Opposition Treasury spokesman Angus Taylor said Labor had broken election promises on superannuation, industrial relations and slashing power bills by $275. Mr Taylor warned that Dr Chalmers’ revamped Tax Expenditures and Insights Statement (TEIS), outlining the cost of negative gearing, capital gains tax discounts, franking credits, family trust and super concessions, was a precursor to future raids on families, households and businesses.
Mr Albanese, who repeatedly said he would end class warfare ahead of last year’s election, goaded Mr Dutton to “stand up for” high-wealth individuals with over $100m in their super accounts. “It’s after the next election,” the Prime Minister said. “It’s also not retrospective. It applies to future earnings. Australians who are having to make tough decisions around the kitchen table expect their government to be prepared to make tough decisions around the cabinet table.
“If Mr Dutton chooses to stand up for the individual with over $400m in their account, and the 17 people who have over $100m, well, that’s a matter for him, and he can make those decisions and people can look at the fiscal implications of that after the next election when we get to it.”
Mr Albanese said revenue raised from the super change would “contribute $900m to the bottom line over the forward estimates and some $2bn when it is operating on a full-year period”.
After releasing the TEIS on Tuesday, Dr Chalmers said Treasury’s analysis showed the majority of super tax breaks went to high-income earners.
Mr Taylor said Mr Albanese and Dr Chalmers had walked away from their commitment not to add taxes to superannuation.
He said the TEIS laid out “more than $150bn of additional taxes” that Labor could impose by targeting CGT, negative gearing and franking credits.
Mr Albanese, who dumped Bill Shorten’s election-losing 2019 policies after becoming Labor leader, ruled out further changes to the superannuation system. Asked if he would rule out changes to negative gearing, Dr Chalmers said the government’s focus was on super tax breaks.
Self-Managed Super Fund Association policy director Peter Burgess hit out at Labor’s plan because it eroded consumer confidence in the system.
“When you have caps, there is always the danger that they could be reduced,” Mr Burgess said.
ANU Centre for Social Research and Methods associate professor Ben Phillips said the $50bn in superannuation tax concessions were “the lowest hanging fruit” among the big-ticket items identified by Treasury. He said the changes were reasonable and “a good first step” but he would have preferred a lower $2m threshold for super balances.
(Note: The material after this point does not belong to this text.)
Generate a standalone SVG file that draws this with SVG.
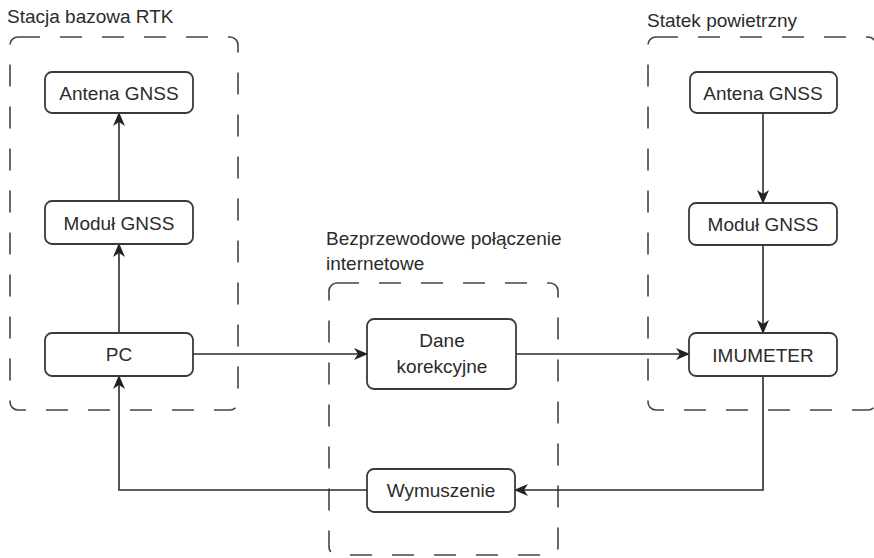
<svg xmlns="http://www.w3.org/2000/svg" width="874" height="558" viewBox="0 0 874 558">
<defs>
<style>
.t{font-family:"Liberation Sans",Arial,sans-serif;font-size:19px;fill:#2b2b2b}
.c{text-anchor:middle}
.box{fill:#fff;stroke:#3a3a3a;stroke-width:1.8}
.grp{fill:none;stroke:#444;stroke-width:1.6;stroke-dasharray:22 20}
.ln{fill:none;stroke:#2b2b2b;stroke-width:1.6}
</style>
<marker id="ah" markerWidth="14" markerHeight="12" refX="13" refY="6" orient="auto" markerUnits="userSpaceOnUse">
<path d="M0,0 L14,6 L0,12 L4,6 z" fill="#222"/>
</marker>
</defs>
<rect width="874" height="558" fill="#fff"/>
<g id="group-rtk">
<rect class="grp" x="10" y="37" width="228" height="373" rx="8"/>
<text class="t" x="7" y="23">Stacja bazowa RTK</text>
</g>
<g id="group-net">
<rect class="grp" x="329" y="283" width="229" height="272" rx="8"/>
<text class="t" x="326" y="245">Bezprzewodowe połączenie</text>
<text class="t" x="326" y="270">internetowe</text>
</g>
<g id="group-aircraft">
<rect class="grp" x="648" y="37" width="228" height="373" rx="8"/>
<text class="t" x="647" y="27">Statek powietrzny</text>
</g>
<g id="connectors">
<line class="ln" x1="119" y1="333" x2="119" y2="244" marker-end="url(#ah)"/>
<line class="ln" x1="119" y1="201" x2="119" y2="113" marker-end="url(#ah)"/>
<line class="ln" x1="763" y1="113" x2="763" y2="203" marker-end="url(#ah)"/>
<line class="ln" x1="763" y1="245" x2="763" y2="333" marker-end="url(#ah)"/>
<line class="ln" x1="193" y1="354" x2="367" y2="354" marker-end="url(#ah)"/>
<line class="ln" x1="516" y1="354" x2="689" y2="354" marker-end="url(#ah)"/>
<polyline class="ln" points="763,376 763,490 515,490" marker-end="url(#ah)"/>
<polyline class="ln" points="367,490 119,490 119,376" marker-end="url(#ah)"/>
</g>
<g id="antena-rtk">
<rect class="box" x="45" y="72" width="148" height="41" rx="7"/>
<text class="t c" x="119" y="100">Antena GNSS</text>
</g>
<g id="modul-rtk">
<rect class="box" x="45" y="201" width="148" height="43" rx="7"/>
<text class="t c" x="119" y="230">Moduł GNSS</text>
</g>
<g id="pc">
<rect class="box" x="45" y="333" width="148" height="43" rx="7"/>
<text class="t c" x="119" y="361">PC</text>
</g>
<g id="antena-air">
<rect class="box" x="690" y="72" width="147" height="41" rx="7"/>
<text class="t c" x="763" y="100">Antena GNSS</text>
</g>
<g id="modul-air">
<rect class="box" x="689" y="203" width="148" height="42" rx="7"/>
<text class="t c" x="763" y="231">Moduł GNSS</text>
</g>
<g id="imumeter">
<rect class="box" x="689" y="333" width="148" height="43" rx="7"/>
<text class="t c" x="763" y="362">IMUMETER</text>
</g>
<g id="dane">
<rect class="box" x="367" y="319" width="149" height="70" rx="7"/>
<text class="t c" x="442" y="347">Dane</text>
<text class="t c" x="442" y="373">korekcyjne</text>
</g>
<g id="wymuszenie">
<rect class="box" x="367" y="469" width="148" height="43" rx="7"/>
<text class="t c" x="441" y="497">Wymuszenie</text>
</g>
</svg>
Independent economist Chris Richardson said: “I would love to see root and branch reform of the superannuation system; this isn’t it, but it’s a reasonable change on its own”.
Cbus Super chief executive Justin Arter said: “If you have tens or even hundreds of millions in your super account you aren’t really working to secure your own retirement.”
Wilson Asset Management chair Geoff Wilson said the proposed reforms coupled with proposed changes around franking credits removed incentives for high-wealth retirees to invest in Australian companies.